In that test, it was thoroughly beaten in all benchmarks. The issue seems to
be that it isn't cache friendly.

[https://www.gamasutra.com/view/news/172542/Indepth_Smoothsor...](https://www.gamasutra.com/view/news/172542/Indepth_Smoothsort_vs_Timsort.php)

------
gnulinux
Awesome article. This is what I want to see in HN every day, very interesting
and relatively unknown CS topic, well explained, easy to understand, well
written code. Basically flawless. Unfortunately, HeapSort and its variants
aren't that popular any more since they're not cache friendly.

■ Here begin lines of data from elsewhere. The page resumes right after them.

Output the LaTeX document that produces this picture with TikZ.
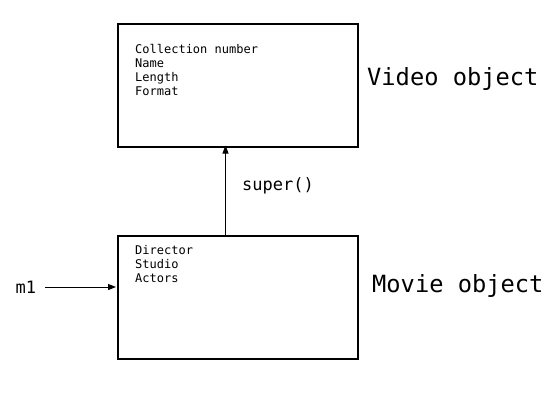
\documentclass[tikz,border=0pt]{standalone}
\usepackage{fontspec}
\setmonofont{DejaVu Sans Mono}
\usetikzlibrary{arrows.meta}
\begin{document}
\begin{tikzpicture}[x=1pt,y=-1pt,
  box/.style={draw,line width=2pt,minimum width=240pt,minimum height=123pt,inner sep=0pt,anchor=north west},
  field/.style={anchor=base west,inner sep=0pt,font=\ttfamily\fontsize{12}{14}\selectfont},
  big/.style={anchor=base west,inner sep=0pt,font=\ttfamily\fontsize{23.7}{26}\selectfont},
  mid/.style={anchor=base west,inner sep=0pt,font=\ttfamily\fontsize{17}{19}\selectfont},
  arr/.style={-{Triangle[length=8pt,width=6pt]},line width=1pt}]
\useasboundingbox (0,0) rectangle (550,400);
\node[box] (video) at (116.5,22.5) {};
\node[box] (movie) at (116.5,235) {};
\node[field] (f1) at (135,53.3) {Collection number};
\node[field] (f2) at (135,67.3) {Name};
\node[field] (f3) at (135,81.3) {Length};
\node[field] (f4) at (135,95.3) {Format};
\node[field] (g1) at (135,254) {Director};
\node[field] (g2) at (135,268) {Studio};
\node[field] (g3) at (135,282) {Actors};
\node[big] (vlabel) at (367,85) {Video object};
\node[big] (mlabel) at (372,292) {Movie object};
\node[mid] (super) at (242,190) {super()};
\node[mid] (m1) at (15.5,293) {m1};
\coordinate (mtop) at (225.5,235);
\coordinate (vbot) at (225.5,145.5);
\draw[arr] (mtop) -- (vbot);
\coordinate (m1end) at (45,287);
\draw[arr] (m1end) -- (116,287);
\end{tikzpicture}
\end{document}
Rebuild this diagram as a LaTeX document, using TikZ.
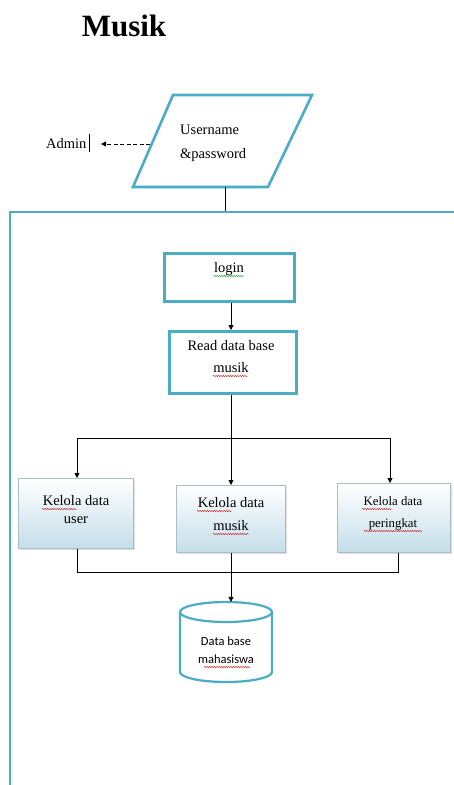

To see that,
observe that in the article author maintains bunch of heaps in the array and
even though it's asymptotically fast and in-place, you'll have to keep
referring to distant parts of the array, causing cache misses.

------
User23
As the author notes, Dijkstra's paper is a bit of a challenge, but it's well
worth reading:
[https://www.cs.utexas.edu/users/EWD/transcriptions/EWD07xx/E...](https://www.cs.utexas.edu/users/EWD/transcriptions/EWD07xx/EWD796a.html).
It's a great example of deriving an algorithm from a predicated acceptance
state.